La réponse se trouve certainement dans le calcul combinant la capacité du pays à soutenir de nouveaux hôtels, sur tous les plans – économique, social et environnemental, et la viabilité économique et financière des investissements requis. La demande est, certes, extensible à souhait, mais l’offre sera restreinte par des limites évidentes, à commencer par l’étroitesse du territoire. L’autre évidence est le facteur de saisonnalité de la destination. On accueille deux fois plus de touristes en période de pointe qu’en période creuse ; le calcul de rentabilité de l’investissement est directement affecté par ce fait.

Ceci étant, si nous regardons la croissance établie depuis 2014, un accroissement du parc hôtelier reste envisageable dans le moyen terme, et serait même encouragé au niveau du développement économique du pays.

Est-ce qu'il y a une pénurie de main-d’œuvre qualifiée par manque de formation ou parce que celle-ci préfère les bateaux de croisière ?
Oui, tous les opérateurs économiques, et non seulement dans l’hôtellerie, vous confirmeront leurs difficultés à recruter une main-d’œuvre de qualité. C’est une évidence qui va progressivement desservir le pays. Dans le cas de notre secteur, les contingents formés par l’École hôtelière n’ont pas été suffisants depuis plusieurs années, malgré la demande en forte croissance.

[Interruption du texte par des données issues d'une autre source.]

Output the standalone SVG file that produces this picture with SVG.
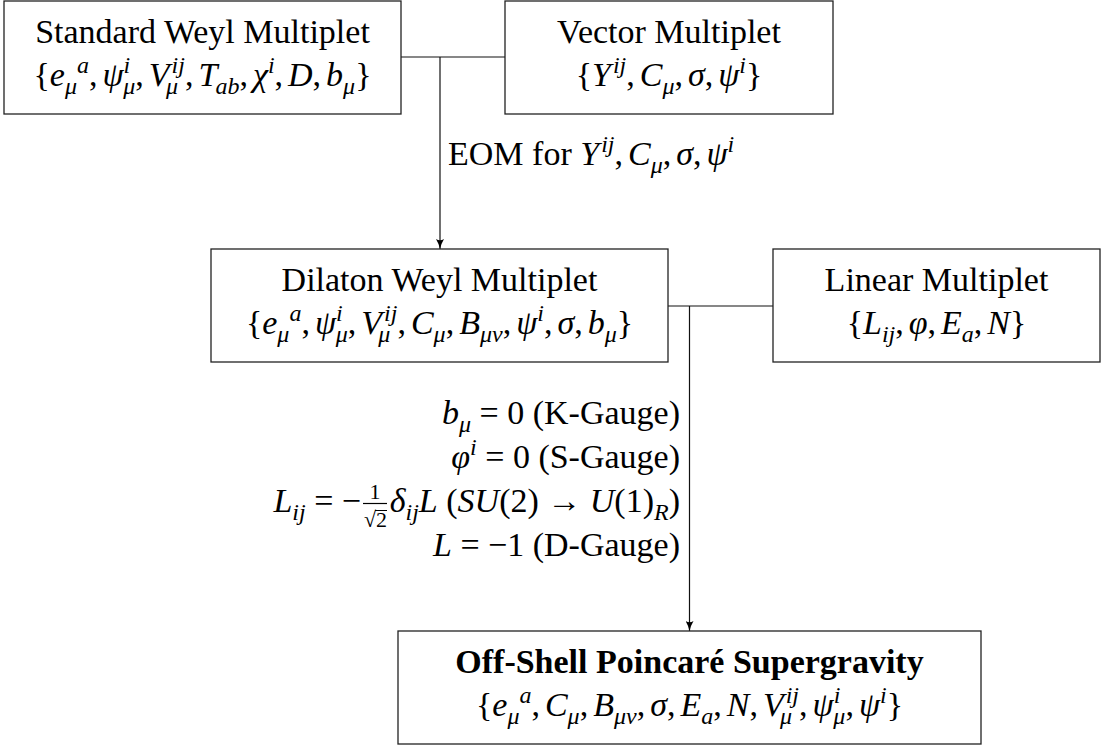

Aujourd’hui, on compte 115 hôtels avec 13 500 chambres, un millier d’hébergements hors hôtels, environ 700 restaurants hors hôtels, et plus de 300 tour operateurs. Chacun peut vous témoigner de ses difficultés à recruter.

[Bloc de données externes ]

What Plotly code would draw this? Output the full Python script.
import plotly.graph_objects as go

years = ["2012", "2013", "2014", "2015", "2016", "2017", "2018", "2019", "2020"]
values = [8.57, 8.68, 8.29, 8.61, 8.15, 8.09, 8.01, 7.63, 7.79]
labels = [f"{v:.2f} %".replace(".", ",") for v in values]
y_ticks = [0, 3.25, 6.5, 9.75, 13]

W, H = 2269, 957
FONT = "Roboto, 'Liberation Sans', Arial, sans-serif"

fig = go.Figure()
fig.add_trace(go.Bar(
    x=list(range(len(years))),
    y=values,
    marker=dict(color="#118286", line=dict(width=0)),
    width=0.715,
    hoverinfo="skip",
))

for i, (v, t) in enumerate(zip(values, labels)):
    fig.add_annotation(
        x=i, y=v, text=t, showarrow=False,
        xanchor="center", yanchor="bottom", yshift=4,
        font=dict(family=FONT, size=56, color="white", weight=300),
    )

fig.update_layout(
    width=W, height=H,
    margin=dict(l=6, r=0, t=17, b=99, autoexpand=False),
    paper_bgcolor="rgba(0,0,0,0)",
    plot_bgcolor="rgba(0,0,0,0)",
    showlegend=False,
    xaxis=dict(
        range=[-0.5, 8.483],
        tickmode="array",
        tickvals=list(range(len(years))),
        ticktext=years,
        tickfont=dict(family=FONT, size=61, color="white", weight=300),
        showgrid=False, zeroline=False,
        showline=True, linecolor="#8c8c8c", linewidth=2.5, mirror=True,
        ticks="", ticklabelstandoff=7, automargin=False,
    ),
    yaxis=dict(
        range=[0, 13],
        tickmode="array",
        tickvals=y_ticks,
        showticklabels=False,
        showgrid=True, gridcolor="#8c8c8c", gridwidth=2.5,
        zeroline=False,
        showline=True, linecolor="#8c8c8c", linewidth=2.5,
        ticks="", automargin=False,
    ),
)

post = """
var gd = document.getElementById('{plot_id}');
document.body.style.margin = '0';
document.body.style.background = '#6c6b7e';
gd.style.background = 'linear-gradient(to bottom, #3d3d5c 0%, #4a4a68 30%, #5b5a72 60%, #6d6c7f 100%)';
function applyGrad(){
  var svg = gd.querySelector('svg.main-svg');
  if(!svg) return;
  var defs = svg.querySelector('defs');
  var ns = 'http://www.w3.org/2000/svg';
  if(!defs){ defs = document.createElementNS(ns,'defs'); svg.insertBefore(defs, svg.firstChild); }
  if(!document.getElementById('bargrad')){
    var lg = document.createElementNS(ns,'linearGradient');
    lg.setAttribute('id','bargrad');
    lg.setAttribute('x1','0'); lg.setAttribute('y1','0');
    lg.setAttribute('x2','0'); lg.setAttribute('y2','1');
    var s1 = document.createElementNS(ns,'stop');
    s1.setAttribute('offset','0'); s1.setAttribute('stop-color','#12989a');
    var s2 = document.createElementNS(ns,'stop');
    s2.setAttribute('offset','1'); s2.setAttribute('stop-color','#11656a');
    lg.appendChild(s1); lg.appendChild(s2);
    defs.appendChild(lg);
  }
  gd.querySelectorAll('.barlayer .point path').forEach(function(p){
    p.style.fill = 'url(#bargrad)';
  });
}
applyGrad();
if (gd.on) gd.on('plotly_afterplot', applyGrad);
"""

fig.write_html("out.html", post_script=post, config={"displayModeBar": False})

Et bien entendu, les bateaux de croisière, les hôtels offrant des emplois à l’étranger, voire les compagnies aériennes, viennent tous puiser dans le même vivier.  Le secteur BPO, concurrent direct de l’hôtellerie sur le marché du travail des jeunes, souffre aussi d’un manque de main-d’œuvre formée. Pour moi, le nombre officiel de demandeurs d’emploi est trompeur ; il y a une vraie pénurie de main-d’œuvre disponible à la sortie de notre système scolaire. Et il y a aussi un phénomène dont on parle peu, qui est l’absentéisme – mal chronique qui mine la confiance des opérateurs et des investisseurs.